--- TO BE DONE ---
Copy the lines holding the word "with", all of them.
+++ WORKING DATA +++
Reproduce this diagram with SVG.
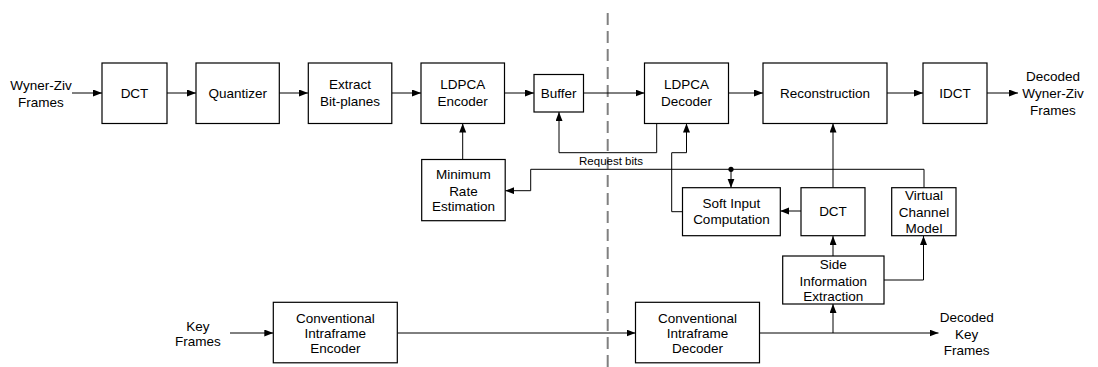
<svg xmlns="http://www.w3.org/2000/svg" width="1098" height="367" viewBox="0 0 1098 367">
  <defs>
    <marker id="arrow" markerUnits="userSpaceOnUse" markerWidth="10" markerHeight="8" refX="9" refY="3.5" orient="auto">
      <path d="M0,0 L9,3.5 L0,7 z" fill="#000"/>
    </marker>
    <style>
      .box { fill: #fff; stroke: #000; stroke-width: 1.2; }
      .lbl { font-family: "Liberation Sans", Arial, sans-serif; font-size: 13.5px; fill: #000; text-anchor: middle; }
      .small { font-family: "Liberation Sans", Arial, sans-serif; font-size: 11.5px; fill: #000; text-anchor: middle; }
      .wire { fill: none; stroke: #000; stroke-width: 1; }
      .arr { marker-end: url(#arrow); }
      .divider { stroke: #808080; stroke-width: 2; stroke-dasharray: 12 6; }
    </style>
  </defs>
  <rect width="1098" height="367" fill="#fff"/>

  <!-- encoder / decoder boundary -->
  <line class="divider" x1="607.7" y1="13" x2="607.7" y2="367"/>

  <!-- free-standing labels -->
  <g id="input-wz">
    <text class="lbl" x="41" y="90">Wyner-Ziv</text>
    <text class="lbl" x="41" y="106.5">Frames</text>
  </g>
  <g id="output-wz">
    <text class="lbl" x="1053" y="80.5">Decoded</text>
    <text class="lbl" x="1053" y="98">Wyner-Ziv</text>
    <text class="lbl" x="1053" y="115">Frames</text>
  </g>
  <g id="input-key">
    <text class="lbl" x="198" y="331">Key</text>
    <text class="lbl" x="198" y="345.5">Frames</text>
  </g>
  <g id="output-key">
    <text class="lbl" x="966.7" y="322">Decoded</text>
    <text class="lbl" x="966.7" y="339">Key</text>
    <text class="lbl" x="966.7" y="355">Frames</text>
  </g>

  <!-- connectors -->
  <g id="connectors">
    <line class="wire arr" x1="72" y1="93" x2="102" y2="93"/>
    <line class="wire arr" x1="167" y1="93" x2="196" y2="93"/>
    <line class="wire arr" x1="279" y1="93" x2="308" y2="93"/>
    <line class="wire arr" x1="392" y1="93" x2="421" y2="93"/>
    <line class="wire arr" x1="504.5" y1="93" x2="534" y2="93"/>
    <line class="wire arr" x1="583.5" y1="93" x2="644.5" y2="93"/>
    <line class="wire arr" x1="728.5" y1="93" x2="763" y2="93"/>
    <line class="wire arr" x1="887" y1="93" x2="923" y2="93"/>
    <line class="wire arr" x1="987" y1="93" x2="1018" y2="93"/>

    <!-- rate estimation to encoder -->
    <line class="wire arr" x1="462.7" y1="159.5" x2="462.7" y2="123.5"/>
    <!-- request bits loop -->
    <polyline class="wire arr" points="656.7,123.5 656.7,152.7 559,152.7 559,112"/>
    <!-- soft input to decoder -->
    <polyline class="wire arr" points="682.5,211.7 671.7,211.7 671.7,152.7 686.5,152.7 686.5,123.5"/>
    <!-- channel model feedback -->
    <polyline class="wire arr" points="924,187.7 924,169.3 530.7,169.3 530.7,190.7 505.3,190.7"/>
    <circle cx="731" cy="169.3" r="2.6" fill="#000"/>
    <line class="wire arr" x1="731" y1="169.3" x2="731" y2="187.7"/>
    <!-- side information path -->
    <line class="wire arr" x1="801" y1="211" x2="780.3" y2="211"/>
    <line class="wire arr" x1="833" y1="187.7" x2="833" y2="123.5"/>
    <line class="wire arr" x1="833" y1="256" x2="833" y2="236"/>
    <polyline class="wire arr" points="884,280 923.5,280 923.5,236"/>
    <!-- key frame path -->
    <line class="wire arr" x1="230" y1="333" x2="273.3" y2="333"/>
    <line class="wire arr" x1="397.3" y1="333" x2="635.5" y2="333"/>
    <line class="wire arr" x1="759.5" y1="333" x2="938.5" y2="333"/>
    <line class="wire arr" x1="833" y1="333" x2="833" y2="304"/>
  </g>

  <!-- nodes -->
  <g id="dct">
    <rect class="box" x="102" y="63" width="65" height="60.5"/>
    <text class="lbl" x="134.5" y="97.5">DCT</text>
  </g>
  <g id="quantizer">
    <rect class="box" x="196" y="63" width="83.3" height="60.5"/>
    <text class="lbl" x="237.7" y="97.5">Quantizer</text>
  </g>
  <g id="extract">
    <rect class="box" x="308.3" y="63" width="83.5" height="60.5"/>
    <text class="lbl" x="350" y="89">Extract</text>
    <text class="lbl" x="350" y="106">Bit-planes</text>
  </g>
  <g id="ldpca-encoder">
    <rect class="box" x="421" y="63" width="83.5" height="60.5"/>
    <text class="lbl" x="462.7" y="89">LDPCA</text>
    <text class="lbl" x="462.7" y="106">Encoder</text>
  </g>
  <g id="buffer">
    <rect class="box" x="534" y="74.5" width="49.5" height="37.5"/>
    <text class="lbl" x="558.7" y="97.5">Buffer</text>
  </g>
  <g id="ldpca-decoder">
    <rect class="box" x="644.5" y="63" width="84" height="60.5"/>
    <text class="lbl" x="686.5" y="89">LDPCA</text>
    <text class="lbl" x="686.5" y="106">Decoder</text>
  </g>
  <g id="reconstruction">
    <rect class="box" x="763" y="63" width="124" height="60.5"/>
    <text class="lbl" x="825" y="97.5">Reconstruction</text>
  </g>
  <g id="idct">
    <rect class="box" x="923" y="63" width="64" height="60.5"/>
    <text class="lbl" x="955" y="97.5">IDCT</text>
  </g>
  <g id="min-rate">
    <rect class="box" x="421.7" y="159.5" width="83.5" height="61.2"/>
    <text class="lbl" x="463.4" y="179">Minimum</text>
    <text class="lbl" x="463.4" y="196">Rate</text>
    <text class="lbl" x="463.4" y="211">Estimation</text>
  </g>
  <g id="request-label">
    <text class="small" x="611" y="164.5">Request bits</text>
  </g>
  <g id="soft-input">
    <rect class="box" x="682.5" y="187.7" width="97.8" height="48"/>
    <text class="lbl" x="731.4" y="207.5">Soft Input</text>
    <text class="lbl" x="731.4" y="224">Computation</text>
  </g>
  <g id="dct-si">
    <rect class="box" x="801" y="187.7" width="64" height="48"/>
    <text class="lbl" x="833" y="216">DCT</text>
  </g>
  <g id="channel-model">
    <rect class="box" x="891.7" y="187.7" width="64.3" height="48"/>
    <text class="lbl" x="924" y="200">Virtual</text>
    <text class="lbl" x="924" y="216.5">Channel</text>
    <text class="lbl" x="924" y="232.5">Model</text>
  </g>
  <g id="side-info">
    <rect class="box" x="782.7" y="256" width="101.3" height="48"/>
    <text class="lbl" x="833.3" y="269">Side</text>
    <text class="lbl" x="833.3" y="285.5">Information</text>
    <text class="lbl" x="833.3" y="301">Extraction</text>
  </g>
  <g id="intra-encoder">
    <rect class="box" x="273.3" y="302.3" width="124" height="60.5"/>
    <text class="lbl" x="335.3" y="322.5">Conventional</text>
    <text class="lbl" x="335.3" y="338">Intraframe</text>
    <text class="lbl" x="335.3" y="353">Encoder</text>
  </g>
  <g id="intra-decoder">
    <rect class="box" x="635.5" y="302.3" width="124" height="60.5"/>
    <text class="lbl" x="697.5" y="322.5">Conventional</text>
    <text class="lbl" x="697.5" y="338">Intraframe</text>
    <text class="lbl" x="697.5" y="353">Decoder</text>
  </g>
</svg>
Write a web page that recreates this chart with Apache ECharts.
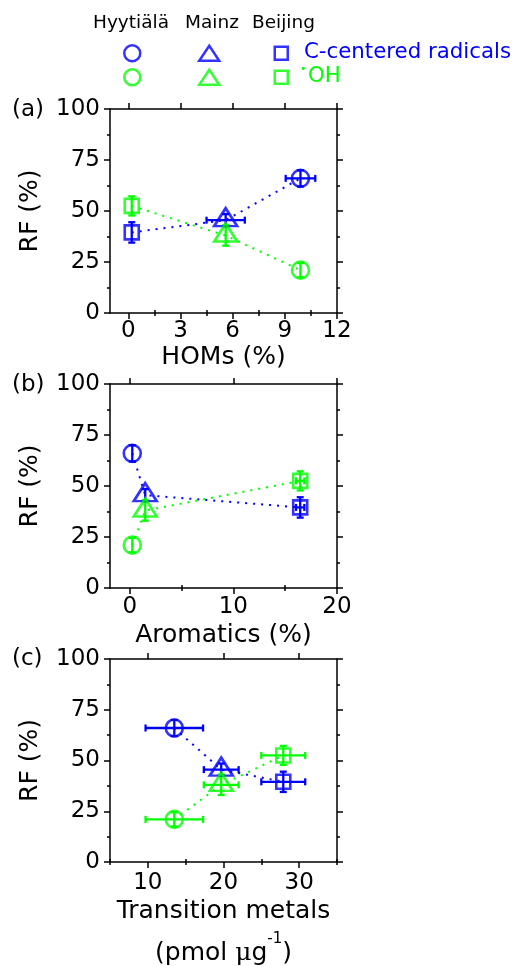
<!DOCTYPE html>
<html>
<head>
<meta charset="utf-8">
<script src="https://cdn.jsdelivr.net/npm/echarts@6/dist/echarts.min.js"></script>
<style>html,body{margin:0;padding:0;background:#fff;}#c{width:517px;height:966px;}</style>
</head>
<body>
<div id="c"></div>
<script>
// ---------------- data ----------------
const sites = ['Hyytiälä', 'Mainz', 'Beijing'];
const radicalTypes = ['C-centered radicals', 'OH'];
// RF (%) for each site (Hyytiälä, Mainz, Beijing)
const cRF = [66, 45.5, 39.5];
const cRFErr = [4, 3, 5];
const ohRF = [21, 38, 52.5];
const ohRFErr = [3.5, 5, 4.7];
// panel (a) HOMs (%)
const homsX = [9.9, 5.6, 0.2];
const homsXErrC = [0.85, 1.1, 0];
const homsXErrOH = [0, 0, 0];
// panel (b) Aromatics (%)
const aromX = [0.25, 1.5, 16.45];
const aromXErrC = [0, 0, 0.4];
const aromXErrOH = [0, 0, 0.4];
// panel (c) Transition metals (pmol/ug)
const tmX = [13.5, 19.7, 27.9];
const tmXErrC = [3.8, 2.3, 2.9];
const tmXErrOH = [3.8, 2.3, 2.9];
// tick labels
const homsTicks = [0, 3, 6, 9, 12];
const homsMinor = [1.5, 4.5, 7.5, 10.5];
const aromTicks = [0, 10, 20];
const aromMinor = [5, 15];
const tmTicks = [10, 20, 30];
const tmMinor = [5, 15, 25, 35];
const rfTicks = [0, 25, 50, 75, 100];

// ---------------- styles ----------------
const BLUE = '#0000ff', GREEN = '#00ff00';
const FONT = 'DejaVu Sans';
const symbols = ['circle', 'triangle', 'rect'];
const symSizes = [17, [23, 18], 14];
const symOffsets = [[0, 0], [0, -3], [0, 0]];

const panels = [
  { x: homsX, xeC: homsXErrC, xeO: homsXErrOH, min: -1.05, max: 12, ticks: homsTicks, minor: homsMinor,
    name: 'HOMs (%)', top: 109, height: 204, nameGap: 25, lh: 38, lm: 7, tag: '(a)' },
  { x: aromX, xeC: aromXErrC, xeO: aromXErrOH, min: -1.9, max: 20, ticks: aromTicks, minor: aromMinor,
    name: 'Aromatics (%)', top: 384, height: 204, nameGap: 28, lh: 38, lm: 8, tag: '(b)' },
  { x: tmX, xeC: tmXErrC, xeO: tmXErrOH, min: 5, max: 35, ticks: tmTicks, minor: tmMinor,
    name: 'Transition metals\n(pmol {g|μ}g{sup|-1})', top: 659, height: 203, nameGap: 28, lh: 42, lm: 10, tag: '(c)' }
];

const axLine = { show: true, onZero: false, lineStyle: { color: '#000', width: 1.5 } };
const tickStyle = { color: '#000', width: 1.5 };

const grid = [], xAxis = [], yAxis = [], series = [];

panels.forEach((p, i) => {
  grid.push({ left: 110, top: p.top, width: 227, height: p.height, containLabel: false, outerBoundsMode: 'none' });
  const base = { type: 'value', gridIndex: i, min: p.min, max: p.max, splitLine: { show: false } };
  // bottom major
  xAxis.push(Object.assign({}, base, {
    position: 'bottom', axisLine: axLine,
    axisTick: { show: true, length: 6, customValues: p.ticks, lineStyle: tickStyle },
    axisLabel: { show: true, customValues: p.ticks, fontSize: 23, fontFamily: FONT, color: '#000', margin: p.lm },
    name: p.name, nameLocation: 'middle', nameGap: p.nameGap, nameMoveOverlap: false,
    nameTextStyle: { fontSize: 25, fontFamily: FONT, color: '#000', lineHeight: p.lh,
      rich: { sup: { fontSize: 15, fontFamily: FONT, verticalAlign: 'top', lineHeight: 40 },
              g: { fontSize: 25, fontFamily: 'DejaVu Serif', lineHeight: p.lh } } }
  }));
  // bottom minor
  xAxis.push(Object.assign({}, base, {
    position: 'bottom', axisLine: { show: false },
    axisTick: { show: true, length: 3, customValues: p.minor, lineStyle: tickStyle },
    axisLabel: { show: false }
  }));
  // top major
  xAxis.push(Object.assign({}, base, {
    position: 'top', axisLine: axLine,
    axisTick: { show: true, length: 6, customValues: p.ticks, lineStyle: tickStyle },
    axisLabel: { show: false }
  }));
  // top minor
  xAxis.push(Object.assign({}, base, {
    position: 'top', axisLine: { show: false },
    axisTick: { show: true, length: 3, customValues: p.minor, lineStyle: tickStyle },
    axisLabel: { show: false }
  }));
  const ybase = { type: 'value', gridIndex: i, min: rfTicks[0], max: rfTicks[rfTicks.length - 1], interval: 25,
    splitLine: { show: false }, axisLine: axLine,
    axisTick: { show: true, length: 6, lineStyle: tickStyle },
    minorTick: { show: true, splitNumber: 2, length: 3, lineStyle: tickStyle } };
  yAxis.push(Object.assign({}, ybase, {
    position: 'left',
    axisLabel: { show: true, fontSize: 23, fontFamily: FONT, color: '#000', margin: 10 },
    name: 'RF (%)', nameLocation: 'middle', nameRotate: 90, nameGap: 67, nameMoveOverlap: false,
    nameTextStyle: { fontSize: 25, fontFamily: FONT, color: '#000' }
  }));
  yAxis.push(Object.assign({}, ybase, { position: 'right', axisLabel: { show: false } }));

  const xi = i * 4, yi = i * 2;
  const groups = [
    { rf: cRF, rfe: cRFErr, xe: p.xeC, color: BLUE, key: 'C' },
    { rf: ohRF, rfe: ohRFErr, xe: p.xeO, color: GREEN, key: 'OH' }
  ];
  // dotted connecting lines (points ordered along x)
  groups.forEach(g => {
    const pts = p.x.map((xv, k) => [xv, g.rf[k]]).sort((a, b) => a[0] - b[0]);
    series.push({ type: 'line', xAxisIndex: xi, yAxisIndex: yi, data: pts, symbol: 'none', silent: true,
      lineStyle: { color: g.color, width: 2, type: [2, 6] }, z: 1 });
  });
  // error bars
  groups.forEach(g => {
    const data = p.x.map((xv, k) => [xv, g.rf[k], g.xe[k], g.rfe[k]]);
    series.push({
      type: 'custom', xAxisIndex: xi, yAxisIndex: yi, data: data, silent: true, z: 2,
      renderItem: function (params, api) {
        const x = api.value(0), y = api.value(1), xe = api.value(2), ye = api.value(3);
        const st = { stroke: g.color, lineWidth: 2.3 };
        const ch = [];
        const cap = 3.5;
        if (ye > 0) {
          const a = api.coord([x, y - ye]), b = api.coord([x, y + ye]);
          ch.push({ type: 'line', shape: { x1: a[0], y1: a[1], x2: b[0], y2: b[1] }, style: st });
          ch.push({ type: 'line', shape: { x1: a[0] - cap, y1: a[1], x2: a[0] + cap, y2: a[1] }, style: st });
          ch.push({ type: 'line', shape: { x1: b[0] - cap, y1: b[1], x2: b[0] + cap, y2: b[1] }, style: st });
        }
        if (xe > 0) {
          const a = api.coord([x - xe, y]), b = api.coord([x + xe, y]);
          ch.push({ type: 'line', shape: { x1: a[0], y1: a[1], x2: b[0], y2: b[1] }, style: st });
          ch.push({ type: 'line', shape: { x1: a[0], y1: a[1] - cap, x2: a[0], y2: a[1] + cap }, style: st });
          ch.push({ type: 'line', shape: { x1: b[0], y1: b[1] - cap, x2: b[0], y2: b[1] + cap }, style: st });
        }
        return { type: 'group', children: ch };
      }
    });
  });
  // markers
  groups.forEach(g => {
    sites.forEach((s, k) => {
      series.push({
        type: 'scatter', name: g.key + ' ' + s, xAxisIndex: xi, yAxisIndex: yi, z: 3,
        data: [[p.x[k], g.rf[k]]], symbol: symbols[k], symbolSize: symSizes[k], symbolOffset: symOffsets[k],
        itemStyle: { color: 'rgba(255,255,255,0)', borderColor: g.color, borderWidth: 2.6 },
        emphasis: { disabled: true }, silent: true
      });
    });
  });
});

// legend (icon-only entries laid out as in the reference)
const legCx = [131, 208, 280];
const legRowCy = [52, 76];
const legW = [[16, 16], [20, 15], [13, 13]];
const legend = [];
[['C', BLUE], ['OH', GREEN]].forEach((t, r) => {
  sites.forEach((s, k) => {
    legend.push({
      data: [{ name: t[0] + ' ' + s, icon: symbols[k] }],
      left: legCx[k] - legW[k][0] / 2, top: legRowCy[r] - legW[k][1] / 2,
      itemWidth: legW[k][0], itemHeight: legW[k][1], padding: 0, selectedMode: false,
      formatter: () => '', textStyle: { fontSize: 1, lineHeight: 1 },
      itemStyle: { color: 'rgba(255,255,255,0)', borderColor: t[1], borderWidth: 2.5 }
    });
  });
});

const txt = (x, y, text, size, color, extra) => Object.assign({
  type: 'text', x: x, y: y, silent: true,
  style: { text: text, font: size + 'px "' + FONT + '"', fill: color, verticalAlign: 'middle', align: 'left' }
}, extra || {});

const graphic = [
  txt(93, 23, sites[0], 18.5, '#000'),
  txt(185, 23, sites[1], 18.5, '#000'),
  txt(252, 23, sites[2], 18.5, '#000'),
  txt(304, 52, radicalTypes[0], 21.3, BLUE),
  txt(300, 69, '•', 11, GREEN),
  txt(308, 76, radicalTypes[1], 21.3, GREEN),
  txt(12, 110, panels[0].tag, 23, '#000'),
  txt(12, 385, panels[1].tag, 23, '#000'),
  txt(12, 659, panels[2].tag, 23, '#000')
];

const chart = echarts.init(document.getElementById('c'), null, { renderer: 'canvas' });
chart.setOption({
  animation: false,
  backgroundColor: '#fff',
  textStyle: { fontFamily: FONT },
  grid: grid, xAxis: xAxis, yAxis: yAxis, series: series, legend: legend, graphic: graphic
});
</script>
</body>
</html>
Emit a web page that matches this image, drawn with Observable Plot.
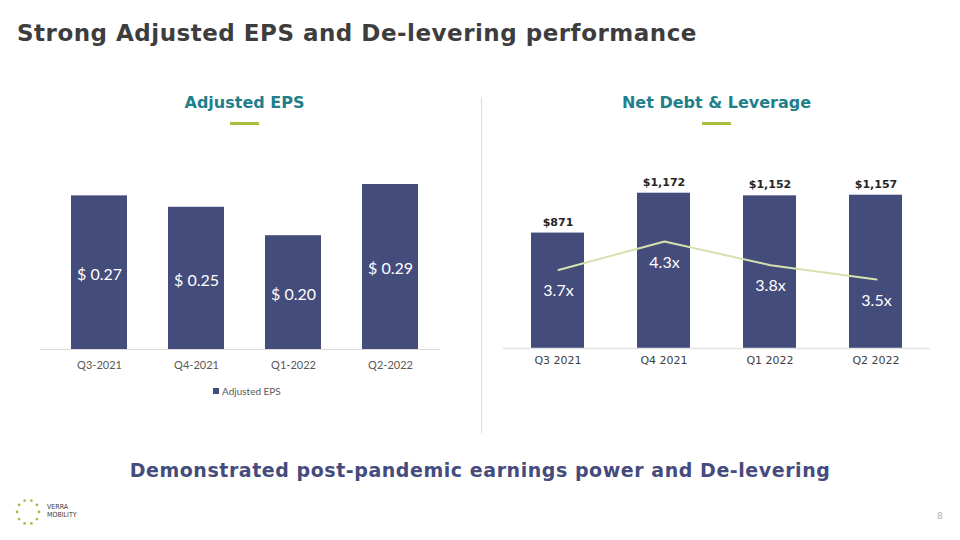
+++
--- EXERCISE OUTPUT ---
Reproduce this diagram with SVG.
Write a web page that recreates this chart with Apache ECharts.
Emit a web page that matches this image, drawn with Observable Plot.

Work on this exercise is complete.